Transcribe all of the material below word for word and leave out its pictures.

Information provided ▸
+--

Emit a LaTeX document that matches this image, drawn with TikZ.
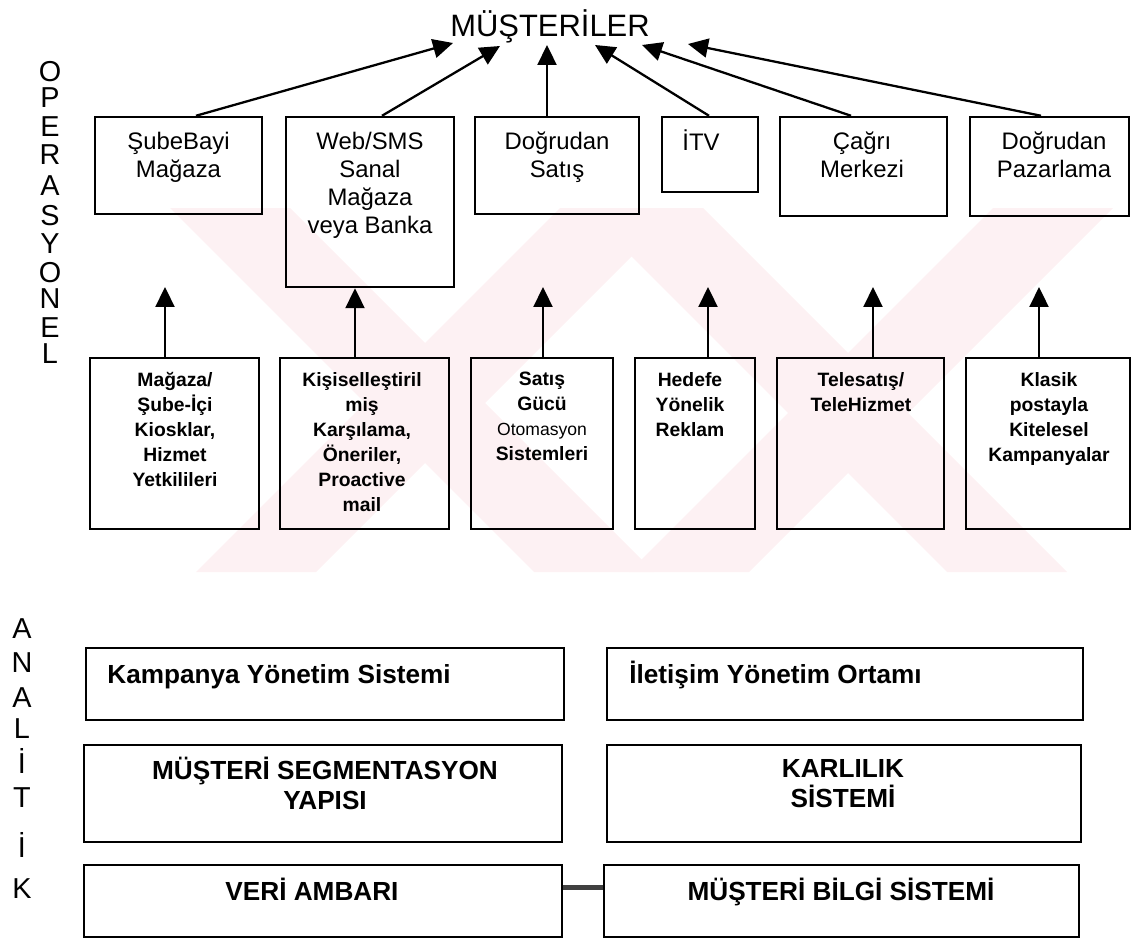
\documentclass[tikz,border=0pt]{standalone}
\usepackage{fontspec}
\setmainfont{Liberation Sans}
\usetikzlibrary{arrows.meta,fit}
\definecolor{filigran}{RGB}{253,241,243}

\begin{document}
\begin{tikzpicture}[x=0.02cm,y=-0.02cm,
  kutu/.style={draw, line width=1.4pt, inner sep=0pt},
  ustyazi/.style={anchor=north, align=center, inner sep=0pt, font=\fontsize{13.6}{15.9}\selectfont},
  altyazi/.style={anchor=north, align=center, inner sep=0pt, font=\bfseries\fontsize{11}{14.2}\selectfont},
  anayazi/.style={inner sep=0pt, align=center, font=\bfseries\fontsize{14.9}{17}\selectfont},
  harf/.style={anchor=base, inner sep=0pt, font=\fontsize{16.4}{16}\selectfont},
  ok/.style={line width=1.3pt, -{Triangle[length=0.4cm,width=0.38cm]}}]
\useasboundingbox (0,0) rectangle (1131,939);

% filigran
\begin{scope}
\clip (165,208) rectangle (1131,572);
\foreach \a in {170,583} \fill[filigran] (\a,208) -- ++(120,0) -- ++(364,364) -- ++(-120,0) -- cycle;
\foreach \a in {560,993} \fill[filigran] (\a,208) -- ++(120,0) -- ++(-364,364) -- ++(-120,0) -- cycle;
\end{scope}

\node[anchor=base, inner sep=0pt, font=\fontsize{17.6}{20}\selectfont] (mus) at (550,37) {MÜŞTERİLER};

% yan yazilar
\foreach \h/\y [count=\i] in {O/82,P/108,E/137,R/165,A/195,S/225,Y/253,O/282,N/308,E/337,L/363}
  \node[harf] (op\i) at (50,\y) {\h};
\foreach \h/\y [count=\i] in {A/638,N/672,A/707,L/738,İ/773,T/807,İ/857,K/898}
  \node[harf] (an\i) at (22,\y) {\h};

% kanallar
\node[kutu, fit={(95,117) (262,214)}] (sube) {};
\node[kutu, fit={(286,117) (454,287)}] (web) {};
\node[kutu, fit={(475,117) (639,214)}] (dsatis) {};
\node[kutu, fit={(662,117) (758,192)}] (itv) {};
\node[kutu, fit={(780,117) (947,216)}] (cagri) {};
\node[kutu, fit={(970,117) (1129,216)}] (dpaz) {};
\node[ustyazi] (subeY) at (178.5,132) {ŞubeBayi\\Mağaza};
\node[ustyazi] (webY) at (370,132) {Web/SMS\\Sanal\\Mağaza\\veya Banka};
\node[ustyazi] (dsatisY) at (557,132) {Doğrudan\\Satış};
\node[ustyazi] (itvY) at (701,129) {İTV};
\node[ustyazi] (cagriY) at (862,132) {Çağrı\\Merkezi};
\node[ustyazi] (dpazY) at (1054,132) {Doğrudan\\Pazarlama};

\coordinate (m1) at (453,43);
\coordinate (m2) at (500,46);
\coordinate (m3) at (547,45);
\coordinate (m4) at (595,45);
\coordinate (m5) at (642,45);
\coordinate (m6) at (688,44);
\draw[ok] (sube.north -| 196,0) -- (m1);
\draw[ok] (web.north -| 382,0) -- (m2);
\draw[ok] (dsatis.north -| m3) -- (m3);
\draw[ok] (itv.north -| 709,0) -- (m4);
\draw[ok] (cagri.north -| 851,0) -- (m5);
\draw[ok] (dpaz.north -| 1041,0) -- (m6);

% araclar
\node[kutu, fit={(90,358) (259,529)}] (kiosk) {};
\node[kutu, fit={(280,358) (449,529)}] (kisi) {};
\node[kutu, fit={(471,358) (613,529)}] (sgucu) {};
\node[kutu, fit={(635,358) (755,529)}] (hedef) {};
\node[kutu, fit={(777,358) (944,529)}] (tele) {};
\node[kutu, fit={(966,358) (1130,529)}] (klasik) {};
\node[altyazi] (kioskY) at (175,372) {Mağaza/\\Şube-İçi\\Kiosklar,\\Hizmet\\Yetkilileri};
\node[altyazi] (kisiY) at (362,372) {Kişiselleştiril\\miş\\Karşılama,\\Öneriler,\\Proactive\\mail};
\node[altyazi] (sgucuY) at (542,372) {Satış\\Gücü\\{\mdseries\fontsize{10}{14.2}\selectfont Otomasyon}\\Sistemleri};
\node[altyazi] (hedefY) at (690,372) {Hedefe\\Yönelik\\Reklam};
\node[altyazi] (teleY) at (861,372) {Telesatış/\\TeleHizmet};
\node[altyazi] (klasikY) at (1049,372) {Klasik\\postayla\\Kitelesel\\Kampanyalar};

\coordinate (a1) at (165,287);
\coordinate (a3) at (543,287);
\coordinate (a4) at (708,287);
\coordinate (a5) at (873,287);
\coordinate (a6) at (1039,287);
\draw[ok] (kiosk.north -| a1) -- (a1);
\draw[ok] (kisi.north -| 355,0) -- (web.south -| 355,0);
\draw[ok] (sgucu.north -| a3) -- (a3);
\draw[ok] (hedef.north -| a4) -- (a4);
\draw[ok] (tele.north -| a5) -- (a5);
\draw[ok] (klasik.north -| a6) -- (a6);

% analitik katman
\node[kutu, fit={(86,648) (564,720)}] (kys) {};
\node[kutu, fit={(607,648) (1083,720)}] (iyo) {};
\node[kutu, fit={(84,745) (562,842)}] (seg) {};
\node[kutu, fit={(607,745) (1081,842)}] (karl) {};
\node[kutu, fit={(84,865) (562,937)}] (veri) {};
\node[kutu, fit={(604,865) (1079,937)}] (mbs) {};
\node[anayazi, anchor=base west] (kysY) at (107,683) {Kampanya Yönetim Sistemi};
\node[anayazi, anchor=base west] (iyoY) at (629,683) {İletişim Yönetim Ortamı};
\node[anayazi, anchor=north] (segY) at (325,757) {MÜŞTERİ SEGMENTASYON\\YAPISI};
\node[anayazi, anchor=north] (karlY) at (843,759) {KARLILIK\\SİSTEMİ};
\node[anayazi, anchor=base] (veriY) at (312,900) {VERİ AMBARI};
\node[anayazi, anchor=base] (mbsY) at (841,900) {MÜŞTERİ BİLGİ SİSTEMİ};
\draw[line width=3pt, black!75] ([yshift=0.27cm]veri.east) -- ([yshift=0.27cm]mbs.west);
\end{tikzpicture}
\end{document}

+--

Output of the task ▸
Emit a LaTeX document that matches this image, drawn with TikZ.
\documentclass[tikz,border=0pt]{standalone}
\usepackage{fontspec}
\setmainfont{Liberation Sans}
\usetikzlibrary{arrows.meta,fit}
\definecolor{filigran}{RGB}{253,241,243}

\begin{document}
\begin{tikzpicture}[x=0.02cm,y=-0.02cm,
  kutu/.style={draw, line width=1.4pt, inner sep=0pt},
  ustyazi/.style={anchor=north, align=center, inner sep=0pt, font=\fontsize{13.6}{15.9}\selectfont},
  altyazi/.style={anchor=north, align=center, inner sep=0pt, font=\bfseries\fontsize{11}{14.2}\selectfont},
  anayazi/.style={inner sep=0pt, align=center, font=\bfseries\fontsize{14.9}{17}\selectfont},
  harf/.style={anchor=base, inner sep=0pt, font=\fontsize{16.4}{16}\selectfont},
  ok/.style={line width=1.3pt, -{Triangle[length=0.4cm,width=0.38cm]}}]
\useasboundingbox (0,0) rectangle (1131,939);

% filigran
\begin{scope}
\clip (165,208) rectangle (1131,572);
\foreach \a in {170,583} \fill[filigran] (\a,208) -- ++(120,0) -- ++(364,364) -- ++(-120,0) -- cycle;
\foreach \a in {560,993} \fill[filigran] (\a,208) -- ++(120,0) -- ++(-364,364) -- ++(-120,0) -- cycle;
\end{scope}

\node[anchor=base, inner sep=0pt, font=\fontsize{17.6}{20}\selectfont] (mus) at (550,37) {MÜŞTERİLER};

% yan yazilar
\foreach \h/\y [count=\i] in {O/82,P/108,E/137,R/165,A/195,S/225,Y/253,O/282,N/308,E/337,L/363}
  \node[harf] (op\i) at (50,\y) {\h};
\foreach \h/\y [count=\i] in {A/638,N/672,A/707,L/738,İ/773,T/807,İ/857,K/898}
  \node[harf] (an\i) at (22,\y) {\h};

% kanallar
\node[kutu, fit={(95,117) (262,214)}] (sube) {};
\node[kutu, fit={(286,117) (454,287)}] (web) {};
\node[kutu, fit={(475,117) (639,214)}] (dsatis) {};
\node[kutu, fit={(662,117) (758,192)}] (itv) {};
\node[kutu, fit={(780,117) (947,216)}] (cagri) {};
\node[kutu, fit={(970,117) (1129,216)}] (dpaz) {};
\node[ustyazi] (subeY) at (178.5,132) {ŞubeBayi\\Mağaza};
\node[ustyazi] (webY) at (370,132) {Web/SMS\\Sanal\\Mağaza\\veya Banka};
\node[ustyazi] (dsatisY) at (557,132) {Doğrudan\\Satış};
\node[ustyazi] (itvY) at (701,129) {İTV};
\node[ustyazi] (cagriY) at (862,132) {Çağrı\\Merkezi};
\node[ustyazi] (dpazY) at (1054,132) {Doğrudan\\Pazarlama};

\coordinate (m1) at (453,43);
\coordinate (m2) at (500,46);
\coordinate (m3) at (547,45);
\coordinate (m4) at (595,45);
\coordinate (m5) at (642,45);
\coordinate (m6) at (688,44);
\draw[ok] (sube.north -| 196,0) -- (m1);
\draw[ok] (web.north -| 382,0) -- (m2);
\draw[ok] (dsatis.north -| m3) -- (m3);
\draw[ok] (itv.north -| 709,0) -- (m4);
\draw[ok] (cagri.north -| 851,0) -- (m5);
\draw[ok] (dpaz.north -| 1041,0) -- (m6);

% araclar
\node[kutu, fit={(90,358) (259,529)}] (kiosk) {};
\node[kutu, fit={(280,358) (449,529)}] (kisi) {};
\node[kutu, fit={(471,358) (613,529)}] (sgucu) {};
\node[kutu, fit={(635,358) (755,529)}] (hedef) {};
\node[kutu, fit={(777,358) (944,529)}] (tele) {};
\node[kutu, fit={(966,358) (1130,529)}] (klasik) {};
\node[altyazi] (kioskY) at (175,372) {Mağaza/\\Şube-İçi\\Kiosklar,\\Hizmet\\Yetkilileri};
\node[altyazi] (kisiY) at (362,372) {Kişiselleştiril\\miş\\Karşılama,\\Öneriler,\\Proactive\\mail};
\node[altyazi] (sgucuY) at (542,372) {Satış\\Gücü\\{\mdseries\fontsize{10}{14.2}\selectfont Otomasyon}\\Sistemleri};
\node[altyazi] (hedefY) at (690,372) {Hedefe\\Yönelik\\Reklam};
\node[altyazi] (teleY) at (861,372) {Telesatış/\\TeleHizmet};
\node[altyazi] (klasikY) at (1049,372) {Klasik\\postayla\\Kitelesel\\Kampanyalar};

\coordinate (a1) at (165,287);
\coordinate (a3) at (543,287);
\coordinate (a4) at (708,287);
\coordinate (a5) at (873,287);
\coordinate (a6) at (1039,287);
\draw[ok] (kiosk.north -| a1) -- (a1);
\draw[ok] (kisi.north -| 355,0) -- (web.south -| 355,0);
\draw[ok] (sgucu.north -| a3) -- (a3);
\draw[ok] (hedef.north -| a4) -- (a4);
\draw[ok] (tele.north -| a5) -- (a5);
\draw[ok] (klasik.north -| a6) -- (a6);

% analitik katman
\node[kutu, fit={(86,648) (564,720)}] (kys) {};
\node[kutu, fit={(607,648) (1083,720)}] (iyo) {};
\node[kutu, fit={(84,745) (562,842)}] (seg) {};
\node[kutu, fit={(607,745) (1081,842)}] (karl) {};
\node[kutu, fit={(84,865) (562,937)}] (veri) {};
\node[kutu, fit={(604,865) (1079,937)}] (mbs) {};
\node[anayazi, anchor=base west] (kysY) at (107,683) {Kampanya Yönetim Sistemi};
\node[anayazi, anchor=base west] (iyoY) at (629,683) {İletişim Yönetim Ortamı};
\node[anayazi, anchor=north] (segY) at (325,757) {MÜŞTERİ SEGMENTASYON\\YAPISI};
\node[anayazi, anchor=north] (karlY) at (843,759) {KARLILIK\\SİSTEMİ};
\node[anayazi, anchor=base] (veriY) at (312,900) {VERİ AMBARI};
\node[anayazi, anchor=base] (mbsY) at (841,900) {MÜŞTERİ BİLGİ SİSTEMİ};
\draw[line width=3pt, black!75] ([yshift=0.27cm]veri.east) -- ([yshift=0.27cm]mbs.west);
\end{tikzpicture}
\end{document}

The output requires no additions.